M. le président. Personne ne demande la parole ?...
Je mets aux voix l'amendement n° 136.

(L'amendement est adopté.)
M. le président. Par amendement n° 137, M. Lambert, au nom de la commission, propose de rédiger comme suit le deuxième alinéa de l'article 44 :
« Ces décrets répartissent les crédits conformément aux annexes explicatives prévues aux 5° et 6° de l'article 48 quinquies et au 2° de l'article 48 sexies, modifiées, le cas échéant, par les votes du Parlement. »
La parole est à M. le rapporteur.
M. Alain Lambert, rapporteur. Il s'agit d'un amendement de conséquence.
M. le président. Quel est l'avis du Gouvernement ?
Mme Florence Parly, secrétaire d'Etat. Favorable.
M. le président. Je vais mettre aux voix l'amendement n° 137.
M. Michel Charasse. Je demande la parole pour explication de vote.
M. le président. La parole est à M. Charasse.

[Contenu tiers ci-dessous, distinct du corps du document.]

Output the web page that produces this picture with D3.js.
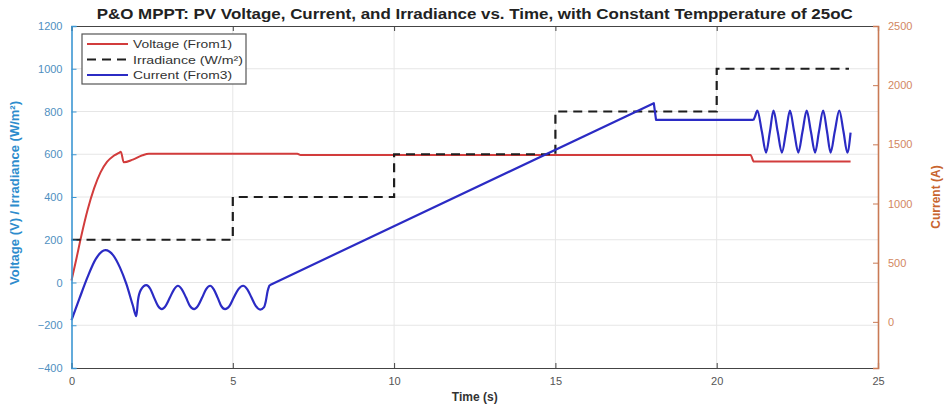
<!DOCTYPE html>
<html>
<head>
<meta charset="utf-8">
<script src="https://cdn.jsdelivr.net/npm/d3@7"></script>
<style>
body { margin: 0; background: #fff; }
svg { font-family: "Liberation Sans", Arial, sans-serif; }
</style>
</head>
<body>
<div id="chart"></div>
<script>
var title = "P&O MPPT: PV Voltage, Current, and Irradiance vs. Time, with Constant Tempperature of 25oC";
var timeTicks = [0, 5, 10, 15, 20, 25];
var leftTicks = [-400, -200, 0, 200, 400, 600, 800, 1000, 1200];
var rightTicks = [0, 500, 1000, 1500, 2000, 2500];

// voltage (V), left axis
var voltageT = [0, 0.15, 0.3, 0.5, 0.7, 0.9, 1.1, 1.3, 1.47, 1.53, 1.62, 1.9, 2.2, 2.4, 7.0, 7.1, 21.05, 21.15, 24.15];
var voltageV = [9, 110, 215, 340, 440, 515, 564, 592, 606, 612, 562, 575, 595, 602, 602, 596, 596, 566, 566];

// irradiance (W/m2), left axis
var irradianceT = [0, 5, 5, 10, 10, 15, 15, 20, 20, 24.1];
var irradianceV = [200, 200, 400, 400, 600, 600, 800, 800, 1000, 1000];

// current (A), right axis
var currentT = [0, 0.25, 0.5, 0.75, 1.05, 1.3, 1.5, 1.7, 1.9, 2.01, 2.06, 2.15, 2.32,
  2.44, 2.56, 2.68, 2.8, 2.92, 3.05, 3.18, 3.3, 3.42, 3.55, 3.67, 3.8, 3.92, 4.05,
  4.17, 4.3, 4.41, 4.53, 4.64, 4.76, 4.9, 5.03, 5.17, 5.32, 5.45, 5.58, 5.71, 5.85,
  5.97, 6.02, 6.08, 6.14, 18.05, 18.12, 21.14, 21.18, 21.26, 21.4, 21.53, 21.65, 21.76,
  21.89, 22.02, 22.15, 22.27, 22.4, 22.53, 22.66, 22.79, 22.92, 23.05, 23.17, 23.3,
  23.42, 23.53, 23.66, 23.8, 23.93, 24.05, 24.15];
var currentA = [14, 200, 380, 530, 606, 560, 460, 320, 140, 48, 180, 270, 310,
  280, 205, 135, 107, 135, 205, 275, 305, 275, 205, 135, 107, 135, 205,
  275, 305, 275, 205, 135, 107, 135, 205, 275, 305, 275, 205, 135, 104,
  125, 170, 260, 310, 1848, 1706, 1706, 1730, 1785, 1608, 1430, 1608, 1785,
  1608, 1430, 1608, 1785, 1608, 1430, 1608, 1785, 1608, 1430, 1608, 1785,
  1608, 1430, 1608, 1785, 1608, 1430, 1599];

// the current ramps linearly between these times, smooth elsewhere
var rampStart = 6.14, rampEnd = 21.14;

var W = 947, H = 407;
var m = { left: 71.5, right: 878, top: 26, bottom: 368 };

var svg = d3.select("#chart").append("svg")
  .attr("width", W)
  .attr("height", H);

var x = d3.scaleLinear().domain([0, 25]).range([m.left, m.right]);
var yL = d3.scaleLinear().domain([-400, 1200]).range([m.bottom, m.top]);
var yR = d3.scaleLinear().domain([-390, 2500]).range([m.bottom, m.top]);

// grid
var grid = svg.append("g").attr("stroke", "#e6e6e6").attr("stroke-width", 1);
grid.selectAll(".gx").data(timeTicks.slice(1, -1)).enter().append("line")
  .attr("x1", function(d) { return x(d); }).attr("x2", function(d) { return x(d); })
  .attr("y1", m.top).attr("y2", m.bottom);
grid.selectAll(".gy").data(leftTicks.slice(1, -1)).enter().append("line")
  .attr("y1", function(d) { return yL(d); }).attr("y2", function(d) { return yL(d); })
  .attr("x1", m.left).attr("x2", m.right);

function zip(ts, vs) {
  return ts.map(function(t, i) { return [t, vs[i]]; });
}

var lineL = d3.line().x(function(d) { return x(d[0]); }).y(function(d) { return yL(d[1]); });
var lineLs = d3.line().curve(d3.curveMonotoneX)
  .x(function(d) { return x(d[0]); }).y(function(d) { return yL(d[1]); });
var lineR = d3.line()
  .x(function(d) { return x(d[0]); }).y(function(d) { return yR(d[1]); });
var lineRs = d3.line().curve(d3.curveMonotoneX)
  .x(function(d) { return x(d[0]); }).y(function(d) { return yR(d[1]); });

svg.append("path").datum(zip(voltageT, voltageV))
  .attr("d", lineLs).attr("fill", "none")
  .attr("stroke", "#d23c3c").attr("stroke-width", 2);

svg.append("path").datum(zip(irradianceT, irradianceV))
  .attr("d", lineL).attr("fill", "none")
  .attr("stroke", "#1e1e1e").attr("stroke-width", 2.2)
  .attr("stroke-dasharray", "9,6");

var cur = zip(currentT, currentA);
var curParts = [
  { pts: cur.filter(function(d) { return d[0] <= rampStart; }), gen: lineRs },
  { pts: cur.filter(function(d) { return d[0] >= rampStart && d[0] <= rampEnd; }), gen: lineR },
  { pts: cur.filter(function(d) { return d[0] >= rampEnd; }), gen: lineRs }
];
svg.append("path")
  .attr("d", curParts.map(function(p) { return p.gen(p.pts); }).join(""))
  .attr("fill", "none")
  .attr("stroke", "#2b2bc4").attr("stroke-width", 2.2)
  .attr("stroke-linejoin", "round");

// axes
var fmt = d3.format("d");
var ax = svg.append("g");
ax.append("g").attr("transform", "translate(0," + m.bottom + ")")
  .call(d3.axisBottom(x).tickValues(timeTicks).tickSize(-5).tickPadding(9).tickFormat(fmt));
ax.append("g").attr("transform", "translate(0," + m.top + ")")
  .call(d3.axisTop(x).tickValues(timeTicks).tickSize(-5).tickFormat(""));
var axL = ax.append("g").attr("transform", "translate(" + m.left + ",0)")
  .call(d3.axisLeft(yL).tickValues(leftTicks).tickSize(-5).tickPadding(9).tickFormat(fmt));
var axR = ax.append("g").attr("transform", "translate(" + m.right + ",0)")
  .call(d3.axisRight(yR).tickValues(rightTicks).tickSize(-5).tickPadding(10).tickFormat(fmt));

ax.selectAll(".domain").attr("stroke", "#444").attr("stroke-width", 1.2);
ax.selectAll(".tick line").attr("stroke", "#444");
ax.selectAll(".tick text").attr("font-size", 11).attr("fill", "#555")
  .attr("font-family", "'Liberation Sans', Arial, sans-serif");
axL.select(".domain").attr("stroke", "#3d97d3").attr("stroke-width", 1.6);
axL.selectAll(".tick line").attr("stroke", "#3d97d3");
axL.selectAll(".tick text").attr("fill", "#4f8fbf");
axR.select(".domain").attr("stroke", "#c97a55").attr("stroke-width", 1.6);
axR.selectAll(".tick line").attr("stroke", "#c97a55");
axR.selectAll(".tick text").attr("fill", "#d2875f");

// titles
svg.append("text").attr("x", (m.left + m.right) / 2).attr("y", 19)
  .attr("text-anchor", "middle").attr("font-weight", "bold").attr("font-size", 14)
  .attr("textLength", 756).attr("lengthAdjust", "spacingAndGlyphs")
  .attr("fill", "#222").text(title);
svg.append("text").attr("x", (m.left + m.right) / 2).attr("y", 401)
  .attr("text-anchor", "middle").attr("font-weight", "bold").attr("font-size", 12)
  .attr("fill", "#333").text("Time (s)");
svg.append("text").attr("transform", "translate(19," + 193 + ") rotate(-90)")
  .attr("text-anchor", "middle").attr("font-weight", "bold").attr("font-size", 13)
  .attr("fill", "#2d8ccd").text("Voltage (V) / Irradiance (W/m²)");
svg.append("text").attr("transform", "translate(940,197) rotate(-90)")
  .attr("text-anchor", "middle").attr("font-weight", "bold").attr("font-size", 12)
  .attr("fill", "#c8652e").text("Current (A)");

// legend
var legendItems = [
  { name: "Voltage (From1)", color: "#d23c3c", dash: null, len: 99 },
  { name: "Irradiance (W/m²)", color: "#1e1e1e", dash: "9,6", len: 110 },
  { name: "Current (From3)", color: "#2b2bc4", dash: null, len: 99 }
];
var lg = svg.append("g").attr("transform", "translate(82,34)");
lg.append("rect").attr("width", 164).attr("height", 50)
  .attr("fill", "#fff").attr("stroke", "#555").attr("stroke-width", 1.2);
var li = lg.selectAll(".li").data(legendItems).enter().append("g")
  .attr("transform", function(d, i) { return "translate(0," + (10 + i * 15.5) + ")"; });
li.append("line").attr("x1", 5).attr("x2", 46)
  .attr("stroke", function(d) { return d.color; }).attr("stroke-width", 2)
  .attr("stroke-dasharray", function(d) { return d.dash; });
li.append("text").attr("x", 51).attr("y", 4).attr("font-size", 11).attr("fill", "#333")
  .attr("textLength", function(d) { return d.len; }).attr("lengthAdjust", "spacingAndGlyphs")
  .text(function(d) { return d.name; });
</script>
</body>
</html>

M. Michel Charasse. En ce qui concerne la règle d'or, dont nous avons beaucoup parlé hier, il faut tout de même souligner que, à l'heure actuelle, un seul coup d'oeil suffit pour savoir si l'on finance ou non les dépenses de fonctionnement avec l'emprunt. Demain, avec le système que vous nous proposez, on ne verra plus rien ! Puisque tout est fongible, on ne sera plus capable de savoir quoi que ce soit.
A en juger par la manière dont on a évacué la règle d'or hier soir - ce qui ne veut pas dire que j'étais forcément partisan de l'inscrire dans le texte - on peut dire de la règle d'or dans cette assemblée, sans doute sous l'inspiration du président Poncelet, ce qu'on disait autrefois de la ligne bleue des Vosges : pensons-y toujours, n'en parlons jamais ! (Sourires.)
M. le président. Personne ne demande plus la parole ?...
Je mets aux voix l'amendement n° 137, accepté par le Gouvernement.

(L'amendement est adopté.)
M. le président. Personne ne demande la parole ?...
Je mets aux voix l'article 44, modifié.